> _Data lines_
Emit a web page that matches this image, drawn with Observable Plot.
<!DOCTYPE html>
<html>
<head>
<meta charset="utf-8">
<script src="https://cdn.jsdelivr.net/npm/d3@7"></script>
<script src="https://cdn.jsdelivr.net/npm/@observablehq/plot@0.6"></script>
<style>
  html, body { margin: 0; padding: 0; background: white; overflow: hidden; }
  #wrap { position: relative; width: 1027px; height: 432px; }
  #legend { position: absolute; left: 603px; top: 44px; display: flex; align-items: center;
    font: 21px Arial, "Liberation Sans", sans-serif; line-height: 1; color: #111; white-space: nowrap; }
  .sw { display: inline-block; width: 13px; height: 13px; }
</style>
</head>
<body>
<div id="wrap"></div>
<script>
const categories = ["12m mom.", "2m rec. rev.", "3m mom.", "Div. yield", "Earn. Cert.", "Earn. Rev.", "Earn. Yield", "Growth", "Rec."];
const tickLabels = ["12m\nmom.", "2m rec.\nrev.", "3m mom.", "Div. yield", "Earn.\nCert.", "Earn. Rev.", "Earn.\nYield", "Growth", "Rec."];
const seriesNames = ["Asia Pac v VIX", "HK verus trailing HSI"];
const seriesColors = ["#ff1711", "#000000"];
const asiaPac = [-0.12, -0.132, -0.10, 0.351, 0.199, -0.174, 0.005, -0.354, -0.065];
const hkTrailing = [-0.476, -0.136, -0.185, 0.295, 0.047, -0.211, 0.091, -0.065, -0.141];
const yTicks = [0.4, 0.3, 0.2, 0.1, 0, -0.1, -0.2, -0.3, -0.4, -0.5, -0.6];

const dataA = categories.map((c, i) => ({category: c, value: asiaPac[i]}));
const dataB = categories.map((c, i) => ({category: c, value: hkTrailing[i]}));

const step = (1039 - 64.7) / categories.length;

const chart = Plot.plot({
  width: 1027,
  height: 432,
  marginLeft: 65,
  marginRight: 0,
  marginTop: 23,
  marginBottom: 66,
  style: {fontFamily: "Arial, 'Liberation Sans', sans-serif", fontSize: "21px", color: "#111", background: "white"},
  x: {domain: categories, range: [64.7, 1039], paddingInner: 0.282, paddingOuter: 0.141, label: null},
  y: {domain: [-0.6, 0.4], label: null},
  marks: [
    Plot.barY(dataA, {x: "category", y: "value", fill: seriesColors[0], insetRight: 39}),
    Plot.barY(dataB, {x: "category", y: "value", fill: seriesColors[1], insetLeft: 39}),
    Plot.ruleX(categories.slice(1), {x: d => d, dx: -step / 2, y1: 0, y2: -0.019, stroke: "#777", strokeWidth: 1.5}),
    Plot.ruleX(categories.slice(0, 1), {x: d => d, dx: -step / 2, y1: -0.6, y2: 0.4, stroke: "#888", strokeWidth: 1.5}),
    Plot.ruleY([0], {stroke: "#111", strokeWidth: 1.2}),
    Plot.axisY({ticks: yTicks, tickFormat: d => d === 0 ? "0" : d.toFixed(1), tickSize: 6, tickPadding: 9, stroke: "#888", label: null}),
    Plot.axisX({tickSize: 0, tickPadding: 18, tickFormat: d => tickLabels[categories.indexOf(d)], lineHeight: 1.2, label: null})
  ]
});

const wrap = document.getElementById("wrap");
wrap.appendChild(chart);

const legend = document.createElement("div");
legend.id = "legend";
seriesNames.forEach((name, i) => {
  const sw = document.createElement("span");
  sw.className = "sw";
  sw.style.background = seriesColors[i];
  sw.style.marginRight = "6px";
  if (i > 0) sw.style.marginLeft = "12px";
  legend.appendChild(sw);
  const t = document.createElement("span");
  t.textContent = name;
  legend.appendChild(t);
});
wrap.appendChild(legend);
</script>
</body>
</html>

> _What the exercise asks_
Return every line exactly.

> _Correct answer_
Emit a web page that matches this image, drawn with Observable Plot.
<!DOCTYPE html>
<html>
<head>
<meta charset="utf-8">
<script src="https://cdn.jsdelivr.net/npm/d3@7"></script>
<script src="https://cdn.jsdelivr.net/npm/@observablehq/plot@0.6"></script>
<style>
  html, body { margin: 0; padding: 0; background: white; overflow: hidden; }
  #wrap { position: relative; width: 1027px; height: 432px; }
  #legend { position: absolute; left: 603px; top: 44px; display: flex; align-items: center;
    font: 21px Arial, "Liberation Sans", sans-serif; line-height: 1; color: #111; white-space: nowrap; }
  .sw { display: inline-block; width: 13px; height: 13px; }
</style>
</head>
<body>
<div id="wrap"></div>
<script>
const categories = ["12m mom.", "2m rec. rev.", "3m mom.", "Div. yield", "Earn. Cert.", "Earn. Rev.", "Earn. Yield", "Growth", "Rec."];
const tickLabels = ["12m\nmom.", "2m rec.\nrev.", "3m mom.", "Div. yield", "Earn.\nCert.", "Earn. Rev.", "Earn.\nYield", "Growth", "Rec."];
const seriesNames = ["Asia Pac v VIX", "HK verus trailing HSI"];
const seriesColors = ["#ff1711", "#000000"];
const asiaPac = [-0.12, -0.132, -0.10, 0.351, 0.199, -0.174, 0.005, -0.354, -0.065];
const hkTrailing = [-0.476, -0.136, -0.185, 0.295, 0.047, -0.211, 0.091, -0.065, -0.141];
const yTicks = [0.4, 0.3, 0.2, 0.1, 0, -0.1, -0.2, -0.3, -0.4, -0.5, -0.6];

const dataA = categories.map((c, i) => ({category: c, value: asiaPac[i]}));
const dataB = categories.map((c, i) => ({category: c, value: hkTrailing[i]}));

const step = (1039 - 64.7) / categories.length;

const chart = Plot.plot({
  width: 1027,
  height: 432,
  marginLeft: 65,
  marginRight: 0,
  marginTop: 23,
  marginBottom: 66,
  style: {fontFamily: "Arial, 'Liberation Sans', sans-serif", fontSize: "21px", color: "#111", background: "white"},
  x: {domain: categories, range: [64.7, 1039], paddingInner: 0.282, paddingOuter: 0.141, label: null},
  y: {domain: [-0.6, 0.4], label: null},
  marks: [
    Plot.barY(dataA, {x: "category", y: "value", fill: seriesColors[0], insetRight: 39}),
    Plot.barY(dataB, {x: "category", y: "value", fill: seriesColors[1], insetLeft: 39}),
    Plot.ruleX(categories.slice(1), {x: d => d, dx: -step / 2, y1: 0, y2: -0.019, stroke: "#777", strokeWidth: 1.5}),
    Plot.ruleX(categories.slice(0, 1), {x: d => d, dx: -step / 2, y1: -0.6, y2: 0.4, stroke: "#888", strokeWidth: 1.5}),
    Plot.ruleY([0], {stroke: "#111", strokeWidth: 1.2}),
    Plot.axisY({ticks: yTicks, tickFormat: d => d === 0 ? "0" : d.toFixed(1), tickSize: 6, tickPadding: 9, stroke: "#888", label: null}),
    Plot.axisX({tickSize: 0, tickPadding: 18, tickFormat: d => tickLabels[categories.indexOf(d)], lineHeight: 1.2, label: null})
  ]
});

const wrap = document.getElementById("wrap");
wrap.appendChild(chart);

const legend = document.createElement("div");
legend.id = "legend";
seriesNames.forEach((name, i) => {
  const sw = document.createElement("span");
  sw.className = "sw";
  sw.style.background = seriesColors[i];
  sw.style.marginRight = "6px";
  if (i > 0) sw.style.marginLeft = "12px";
  legend.appendChild(sw);
  const t = document.createElement("span");
  t.textContent = name;
  legend.appendChild(t);
});
wrap.appendChild(legend);
</script>
</body>
</html>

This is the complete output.